For correspondents covering the Indonesian civil war, the main problem has been to find the war. With no defined front line in vast Sumatra--more than twice the size of Korea--most of the skirmishes between the rebels and President Sukarno's government have been as haphazard as blind man's buff.

Hunting for the war, newsmen dashed over the jungled distances in sometimes-scheduled airliners, river boats, buses and ancient taxis. When they did find something to write about, they had the problem of getting it to Singapore. The Chicago Daily News's Keyes Beech finally had to send one dispatch by ship, a two-day trip.

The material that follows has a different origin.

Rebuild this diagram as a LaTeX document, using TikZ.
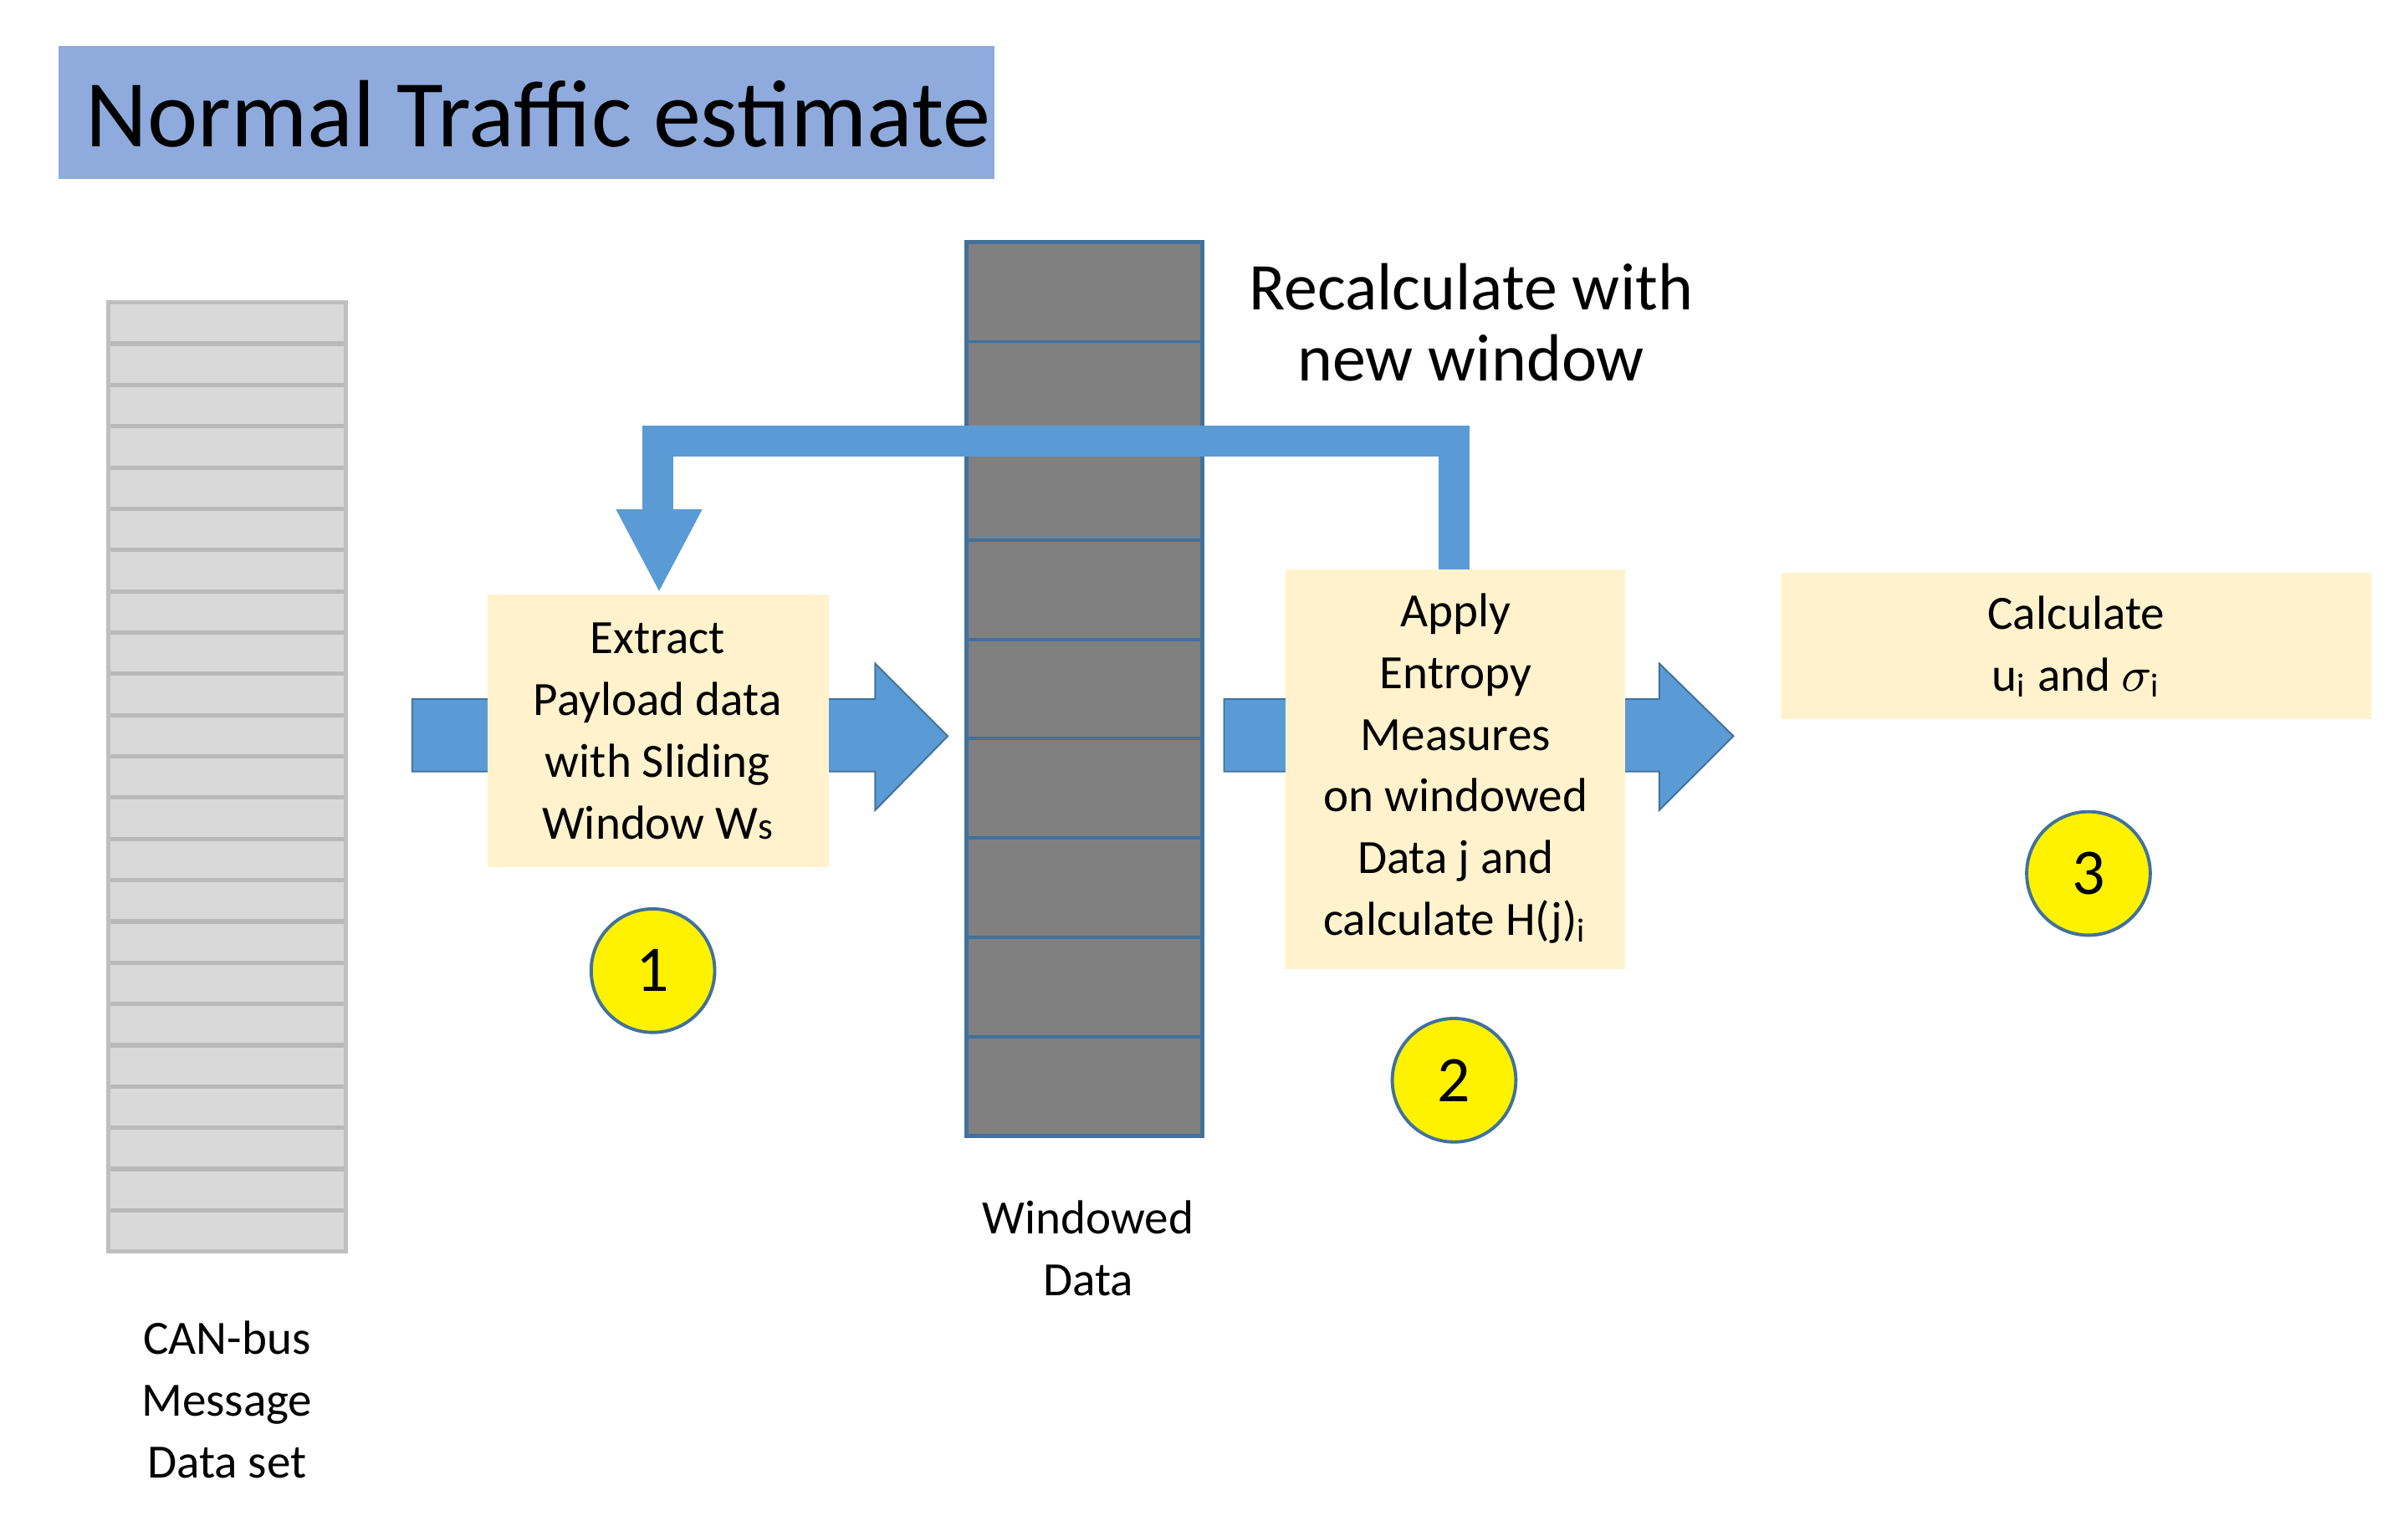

Luckier newsmen used the rebels' clandestine radio transmitter in Padang, sent out hand-tapped signals that were monitored by the news agencies in Singapore, 300 miles away.

Typical of correspondents' search for the war was the trip last week of LIFE Photographer John Dominis, the Associated Press's John Griffin, and Magnum Photographer Marc Riboud. Armed with a letter from rebel headquarters giving them passage to the front, the trio set out in a wayward bus named Picnic. Stumbling across a battle convoy, they produced the letter--only to learn that they were among government troops.

When another hardy group of correspondents rushed to find out how U.S. Caltex employees were faring in Rumbai, a town in contested Central Sumatra, they found a scene that made a novel page in war correspondence. Reported the New York Times's Bernard Kalb: U.S. kids were playing tag on a paved street, an American woman dived into a glittering pool, and "a couple of American men, sipping ice cream sodas to the tune of jukebox music, were chatting about what kind of season the Yankees would have."